* Work instructions *
Reproduce exactly the opening lines of the listing, stopping after the line that contains "Sans', 'mathtext.it': 'Liberation" and including it.

* Data provided *

>> BEGIN

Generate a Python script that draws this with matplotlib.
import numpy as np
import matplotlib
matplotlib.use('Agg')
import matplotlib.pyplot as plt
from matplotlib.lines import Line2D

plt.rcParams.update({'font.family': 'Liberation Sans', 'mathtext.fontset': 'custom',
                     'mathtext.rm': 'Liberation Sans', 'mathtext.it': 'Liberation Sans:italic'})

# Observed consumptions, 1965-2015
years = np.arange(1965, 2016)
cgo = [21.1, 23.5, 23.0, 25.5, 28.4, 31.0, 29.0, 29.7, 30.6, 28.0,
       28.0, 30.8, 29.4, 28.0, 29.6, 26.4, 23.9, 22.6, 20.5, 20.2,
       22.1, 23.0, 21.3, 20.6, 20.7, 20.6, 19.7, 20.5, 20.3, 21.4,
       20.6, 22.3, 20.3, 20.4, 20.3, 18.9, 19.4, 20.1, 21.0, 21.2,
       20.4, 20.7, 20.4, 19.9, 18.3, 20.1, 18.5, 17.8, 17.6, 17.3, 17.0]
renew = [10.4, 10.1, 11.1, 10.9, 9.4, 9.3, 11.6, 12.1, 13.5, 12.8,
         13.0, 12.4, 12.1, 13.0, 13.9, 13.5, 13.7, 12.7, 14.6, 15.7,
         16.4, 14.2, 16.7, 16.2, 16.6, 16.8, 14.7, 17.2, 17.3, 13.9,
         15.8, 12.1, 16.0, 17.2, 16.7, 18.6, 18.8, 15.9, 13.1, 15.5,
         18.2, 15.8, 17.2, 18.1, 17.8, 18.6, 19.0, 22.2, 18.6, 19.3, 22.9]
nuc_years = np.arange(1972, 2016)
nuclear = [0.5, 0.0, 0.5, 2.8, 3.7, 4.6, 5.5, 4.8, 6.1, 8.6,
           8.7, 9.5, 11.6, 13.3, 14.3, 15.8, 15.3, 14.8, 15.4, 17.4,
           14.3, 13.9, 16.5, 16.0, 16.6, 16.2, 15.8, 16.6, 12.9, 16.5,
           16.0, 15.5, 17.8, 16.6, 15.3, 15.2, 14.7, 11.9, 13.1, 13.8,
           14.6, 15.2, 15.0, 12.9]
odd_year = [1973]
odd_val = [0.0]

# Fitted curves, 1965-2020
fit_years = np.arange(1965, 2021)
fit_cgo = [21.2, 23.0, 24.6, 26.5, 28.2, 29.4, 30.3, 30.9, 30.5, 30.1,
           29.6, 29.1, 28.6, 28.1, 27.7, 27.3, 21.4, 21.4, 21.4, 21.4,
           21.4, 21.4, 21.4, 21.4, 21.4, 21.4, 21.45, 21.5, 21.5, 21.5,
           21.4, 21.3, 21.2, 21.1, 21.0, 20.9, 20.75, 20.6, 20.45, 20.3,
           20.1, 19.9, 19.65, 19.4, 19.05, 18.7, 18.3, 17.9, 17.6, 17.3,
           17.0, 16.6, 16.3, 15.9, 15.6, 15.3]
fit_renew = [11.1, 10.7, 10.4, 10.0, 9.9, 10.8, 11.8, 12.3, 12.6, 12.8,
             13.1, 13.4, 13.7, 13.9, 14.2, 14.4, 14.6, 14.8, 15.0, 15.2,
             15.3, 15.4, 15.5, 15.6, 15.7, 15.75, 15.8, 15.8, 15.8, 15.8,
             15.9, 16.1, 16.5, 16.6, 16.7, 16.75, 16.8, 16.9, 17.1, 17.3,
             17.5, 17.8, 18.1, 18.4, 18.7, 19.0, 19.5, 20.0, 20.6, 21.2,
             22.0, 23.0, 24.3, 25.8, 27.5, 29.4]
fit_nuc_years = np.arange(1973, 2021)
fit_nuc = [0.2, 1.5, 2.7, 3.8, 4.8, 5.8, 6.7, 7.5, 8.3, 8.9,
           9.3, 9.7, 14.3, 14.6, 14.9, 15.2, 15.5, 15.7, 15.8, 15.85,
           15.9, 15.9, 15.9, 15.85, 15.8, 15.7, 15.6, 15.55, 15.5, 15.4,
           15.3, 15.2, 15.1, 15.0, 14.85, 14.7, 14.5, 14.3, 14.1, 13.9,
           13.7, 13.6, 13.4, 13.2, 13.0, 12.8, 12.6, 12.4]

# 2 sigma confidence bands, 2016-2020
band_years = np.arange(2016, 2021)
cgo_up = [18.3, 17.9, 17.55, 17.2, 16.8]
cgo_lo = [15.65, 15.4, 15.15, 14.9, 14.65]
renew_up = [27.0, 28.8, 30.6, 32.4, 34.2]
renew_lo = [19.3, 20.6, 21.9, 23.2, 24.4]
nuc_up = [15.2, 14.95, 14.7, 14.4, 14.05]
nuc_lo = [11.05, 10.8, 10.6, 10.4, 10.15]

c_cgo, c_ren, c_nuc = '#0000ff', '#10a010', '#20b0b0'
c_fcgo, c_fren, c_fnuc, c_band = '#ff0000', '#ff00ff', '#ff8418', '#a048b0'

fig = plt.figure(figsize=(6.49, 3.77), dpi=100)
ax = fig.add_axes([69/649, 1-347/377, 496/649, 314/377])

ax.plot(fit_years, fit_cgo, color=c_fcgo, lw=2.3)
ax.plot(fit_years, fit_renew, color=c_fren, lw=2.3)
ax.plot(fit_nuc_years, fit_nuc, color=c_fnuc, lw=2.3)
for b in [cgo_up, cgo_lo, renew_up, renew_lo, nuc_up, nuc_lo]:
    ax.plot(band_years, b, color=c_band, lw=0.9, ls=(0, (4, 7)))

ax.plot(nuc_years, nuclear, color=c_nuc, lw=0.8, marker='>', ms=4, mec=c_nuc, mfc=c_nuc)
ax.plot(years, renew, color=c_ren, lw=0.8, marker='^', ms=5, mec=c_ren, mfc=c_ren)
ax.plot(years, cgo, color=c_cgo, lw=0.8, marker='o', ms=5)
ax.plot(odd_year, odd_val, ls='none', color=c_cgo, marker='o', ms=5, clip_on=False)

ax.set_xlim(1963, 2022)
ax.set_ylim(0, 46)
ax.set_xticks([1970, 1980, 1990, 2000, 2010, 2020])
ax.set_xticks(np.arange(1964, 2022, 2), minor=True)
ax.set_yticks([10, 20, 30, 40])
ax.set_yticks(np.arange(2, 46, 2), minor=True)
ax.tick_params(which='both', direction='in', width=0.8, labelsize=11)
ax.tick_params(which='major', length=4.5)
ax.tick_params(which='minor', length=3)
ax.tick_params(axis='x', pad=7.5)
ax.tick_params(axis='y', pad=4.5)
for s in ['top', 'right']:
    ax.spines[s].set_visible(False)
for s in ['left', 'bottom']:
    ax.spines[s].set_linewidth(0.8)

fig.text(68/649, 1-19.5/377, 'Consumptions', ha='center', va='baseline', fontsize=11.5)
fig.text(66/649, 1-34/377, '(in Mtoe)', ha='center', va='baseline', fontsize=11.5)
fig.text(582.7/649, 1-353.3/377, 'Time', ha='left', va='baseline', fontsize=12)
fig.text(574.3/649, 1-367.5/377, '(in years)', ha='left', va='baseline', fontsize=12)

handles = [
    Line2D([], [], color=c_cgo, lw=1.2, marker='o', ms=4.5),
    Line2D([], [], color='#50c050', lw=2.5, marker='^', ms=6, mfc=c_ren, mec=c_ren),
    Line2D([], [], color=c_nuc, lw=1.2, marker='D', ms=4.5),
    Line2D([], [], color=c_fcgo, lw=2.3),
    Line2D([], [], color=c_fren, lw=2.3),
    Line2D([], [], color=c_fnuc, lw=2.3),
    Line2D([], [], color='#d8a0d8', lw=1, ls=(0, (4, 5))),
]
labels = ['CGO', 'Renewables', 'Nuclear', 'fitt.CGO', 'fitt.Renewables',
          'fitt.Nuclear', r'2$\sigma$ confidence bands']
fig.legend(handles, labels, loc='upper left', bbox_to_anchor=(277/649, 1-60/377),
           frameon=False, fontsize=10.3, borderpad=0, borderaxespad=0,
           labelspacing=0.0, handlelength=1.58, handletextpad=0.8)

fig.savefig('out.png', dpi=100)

>> END

* Answer to this problem *
Generate a Python script that draws this with matplotlib.
import numpy as np
import matplotlib
matplotlib.use('Agg')
import matplotlib.pyplot as plt
from matplotlib.lines import Line2D

plt.rcParams.update({'font.family': 'Liberation Sans', 'mathtext.fontset': 'custom',
                     'mathtext.rm': 'Liberation Sans', 'mathtext.it': 'Liberation Sans:italic'})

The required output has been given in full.